**DATA SECTION**
::::

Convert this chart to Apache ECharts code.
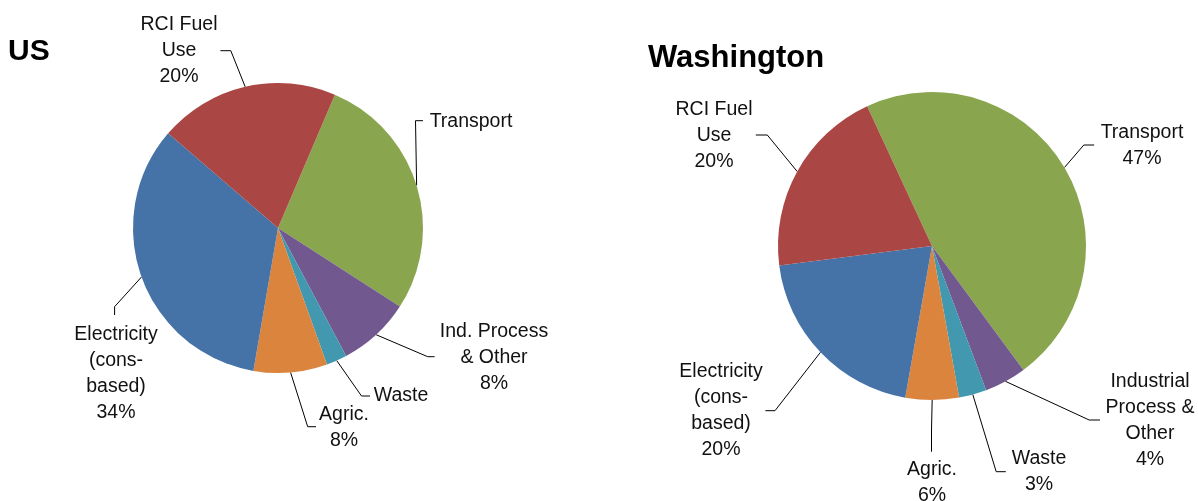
<!DOCTYPE html>
<html><head><meta charset="utf-8">
<script src="https://cdn.jsdelivr.net/npm/echarts@6/dist/echarts.min.js"></script>
<style>html,body{margin:0;padding:0;background:#fff}#c{width:1198px;height:501px}</style>
</head><body><div id="c"></div>
<script>
// ---- data ----
const categories = ['Transport', 'Ind. Process & Other', 'Waste', 'Agric.', 'Electricity (cons-based)', 'RCI Fuel Use'];
const usValues = [27.7, 8.1, 2.3, 8.2, 33.6, 20.1];
const waValues = [46.8, 4.4, 2.9, 5.6, 20.2, 20.1];
const usLabelNames = ['Transport', 'Ind. Process\n& Other', 'Waste', 'Agric.', 'Electricity\n(cons-\nbased)', 'RCI Fuel\nUse'];
const waLabelNames = ['Transport', 'Industrial\nProcess &\nOther', 'Waste', 'Agric.', 'Electricity\n(cons-\nbased)', 'RCI Fuel\nUse'];
const usShowPct = [false, true, false, true, true, true];
const waShowPct = [true, true, true, true, true, true];
const titles = ['US', 'Washington'];

// ---- style / layout ----
const colors = ['#89A54E', '#71588F', '#4198AF', '#DB843D', '#4572A7', '#AA4643'];
const FONT = 'Liberation Sans, Arial, sans-serif';
// label text-block centres and leader-line bend/end points (annotation layout)
const labelLayouts = [
  [
    {x: 471, y: 122, bend: [415.5, 120.7], end: [423, 120.7]},
    {x: 494, y: 357.5, bend: [427.7, 356.7], end: [434.6, 356.7]},
    {x: 401, y: 396, bend: [361.5, 396], end: [370, 396]},
    {x: 344, y: 427.5, bend: [307.7, 426.7], end: [316, 426.7]},
    {x: 116, y: 373.5, bend: [114.6, 306.7], end: [114.6, 315]},
    {x: 179, y: 50.5, bend: [230.8, 50.7], end: [220.4, 50.7]}
  ],
  [
    {x: 1142, y: 145.5, bend: [1083.8, 145], end: [1094.2, 145]},
    {x: 1150, y: 420.5, bend: [1089.2, 420], end: [1100, 420]},
    {x: 1039, y: 471.5, bend: [996.2, 471.7], end: [1005.8, 471.7]},
    {x: 932, y: 482.5, bend: [931.5, 430], end: [931.5, 451.7]},
    {x: 721, y: 410.5, bend: [775, 410.7], end: [765.4, 410.7]},
    {x: 714, y: 135.5, bend: [767.3, 135], end: [755.8, 135]}
  ]
];

function buildData(values, names, showPct) {
  return values.map((v, i) => ({
    name: categories[i],
    value: v,
    labelText: names[i] + (showPct[i] ? '\n' + Math.round(v) + '%' : '')
  }));
}
const usData = buildData(usValues, usLabelNames, usShowPct);
const waData = buildData(waValues, waLabelNames, waShowPct);

function pieSeries(idx, data, center, radius, startAngle) {
  return {
    type: 'pie',
    center: center,
    radius: radius,
    startAngle: startAngle,
    clockwise: true,
    avoidLabelOverlap: false,
    animation: false,
    silent: true,
    data: data,
    itemStyle: {borderWidth: 0},
    label: {
      show: true,
      position: 'outside',
      formatter: p => p.data.labelText,
      color: '#111',
      fontFamily: FONT,
      fontSize: 19.5,
      lineHeight: 26,
      align: 'center'
    },
    labelLine: {show: true, length: 20, length2: 10, lineStyle: {color: '#000', width: 1}},
    labelLayout: function (params) {
      const L = labelLayouts[idx][params.dataIndex];
      const pts = params.labelLinePoints;
      const p0 = pts && pts[0] ? pts[0] : L.bend;
      return {
        x: L.x, y: L.y, align: 'center', verticalAlign: 'middle',
        hideOverlap: false, moveOverlap: null,
        labelLinePoints: [[p0[0], p0[1]], L.bend, L.end]
      };
    }
  };
}

const chart = echarts.init(document.getElementById('c'), null, {renderer: 'canvas'});
chart.setOption({
  backgroundColor: '#fff',
  color: colors,
  title: [
    {text: titles[0], left: 8, top: 37, padding: 0,
     textStyle: {fontSize: 30, fontWeight: 'bold', fontFamily: FONT, color: '#000'}},
    {text: titles[1], left: 648, top: 43, padding: 0,
     textStyle: {fontSize: 31, fontWeight: 'bold', fontFamily: FONT, color: '#000'}}
  ],
  series: [
    pieSeries(0, usData, [278, 228], 145, 66.9),
    pieSeries(1, waData, [932, 246], 154, 114.9)
  ]
});
</script>
</body></html>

::::

**EXERCISE REQUIREMENTS**
Except for the pictures, copy the material above exactly.

**TASK RESPONSE**
Convert this chart to Apache ECharts code.
<!DOCTYPE html>
<html><head><meta charset="utf-8">
<script src="https://cdn.jsdelivr.net/npm/echarts@6/dist/echarts.min.js"></script>
<style>html,body{margin:0;padding:0;background:#fff}#c{width:1198px;height:501px}</style>
</head><body><div id="c"></div>
<script>
// ---- data ----
const categories = ['Transport', 'Ind. Process & Other', 'Waste', 'Agric.', 'Electricity (cons-based)', 'RCI Fuel Use'];
const usValues = [27.7, 8.1, 2.3, 8.2, 33.6, 20.1];
const waValues = [46.8, 4.4, 2.9, 5.6, 20.2, 20.1];
const usLabelNames = ['Transport', 'Ind. Process\n& Other', 'Waste', 'Agric.', 'Electricity\n(cons-\nbased)', 'RCI Fuel\nUse'];
const waLabelNames = ['Transport', 'Industrial\nProcess &\nOther', 'Waste', 'Agric.', 'Electricity\n(cons-\nbased)', 'RCI Fuel\nUse'];
const usShowPct = [false, true, false, true, true, true];
const waShowPct = [true, true, true, true, true, true];
const titles = ['US', 'Washington'];

// ---- style / layout ----
const colors = ['#89A54E', '#71588F', '#4198AF', '#DB843D', '#4572A7', '#AA4643'];
const FONT = 'Liberation Sans, Arial, sans-serif';
// label text-block centres and leader-line bend/end points (annotation layout)
const labelLayouts = [
  [
    {x: 471, y: 122, bend: [415.5, 120.7], end: [423, 120.7]},
    {x: 494, y: 357.5, bend: [427.7, 356.7], end: [434.6, 356.7]},
    {x: 401, y: 396, bend: [361.5, 396], end: [370, 396]},
    {x: 344, y: 427.5, bend: [307.7, 426.7], end: [316, 426.7]},
    {x: 116, y: 373.5, bend: [114.6, 306.7], end: [114.6, 315]},
    {x: 179, y: 50.5, bend: [230.8, 50.7], end: [220.4, 50.7]}
  ],
  [
    {x: 1142, y: 145.5, bend: [1083.8, 145], end: [1094.2, 145]},
    {x: 1150, y: 420.5, bend: [1089.2, 420], end: [1100, 420]},
    {x: 1039, y: 471.5, bend: [996.2, 471.7], end: [1005.8, 471.7]},
    {x: 932, y: 482.5, bend: [931.5, 430], end: [931.5, 451.7]},
    {x: 721, y: 410.5, bend: [775, 410.7], end: [765.4, 410.7]},
    {x: 714, y: 135.5, bend: [767.3, 135], end: [755.8, 135]}
  ]
];

function buildData(values, names, showPct) {
  return values.map((v, i) => ({
    name: categories[i],
    value: v,
    labelText: names[i] + (showPct[i] ? '\n' + Math.round(v) + '%' : '')
  }));
}
const usData = buildData(usValues, usLabelNames, usShowPct);
const waData = buildData(waValues, waLabelNames, waShowPct);

function pieSeries(idx, data, center, radius, startAngle) {
  return {
    type: 'pie',
    center: center,
    radius: radius,
    startAngle: startAngle,
    clockwise: true,
    avoidLabelOverlap: false,
    animation: false,
    silent: true,
    data: data,
    itemStyle: {borderWidth: 0},
    label: {
      show: true,
      position: 'outside',
      formatter: p => p.data.labelText,
      color: '#111',
      fontFamily: FONT,
      fontSize: 19.5,
      lineHeight: 26,
      align: 'center'
    },
    labelLine: {show: true, length: 20, length2: 10, lineStyle: {color: '#000', width: 1}},
    labelLayout: function (params) {
      const L = labelLayouts[idx][params.dataIndex];
      const pts = params.labelLinePoints;
      const p0 = pts && pts[0] ? pts[0] : L.bend;
      return {
        x: L.x, y: L.y, align: 'center', verticalAlign: 'middle',
        hideOverlap: false, moveOverlap: null,
        labelLinePoints: [[p0[0], p0[1]], L.bend, L.end]
      };
    }
  };
}

const chart = echarts.init(document.getElementById('c'), null, {renderer: 'canvas'});
chart.setOption({
  backgroundColor: '#fff',
  color: colors,
  title: [
    {text: titles[0], left: 8, top: 37, padding: 0,
     textStyle: {fontSize: 30, fontWeight: 'bold', fontFamily: FONT, color: '#000'}},
    {text: titles[1], left: 648, top: 43, padding: 0,
     textStyle: {fontSize: 31, fontWeight: 'bold', fontFamily: FONT, color: '#000'}}
  ],
  series: [
    pieSeries(0, usData, [278, 228], 145, 66.9),
    pieSeries(1, waData, [932, 246], 154, 114.9)
  ]
});
</script>
</body></html>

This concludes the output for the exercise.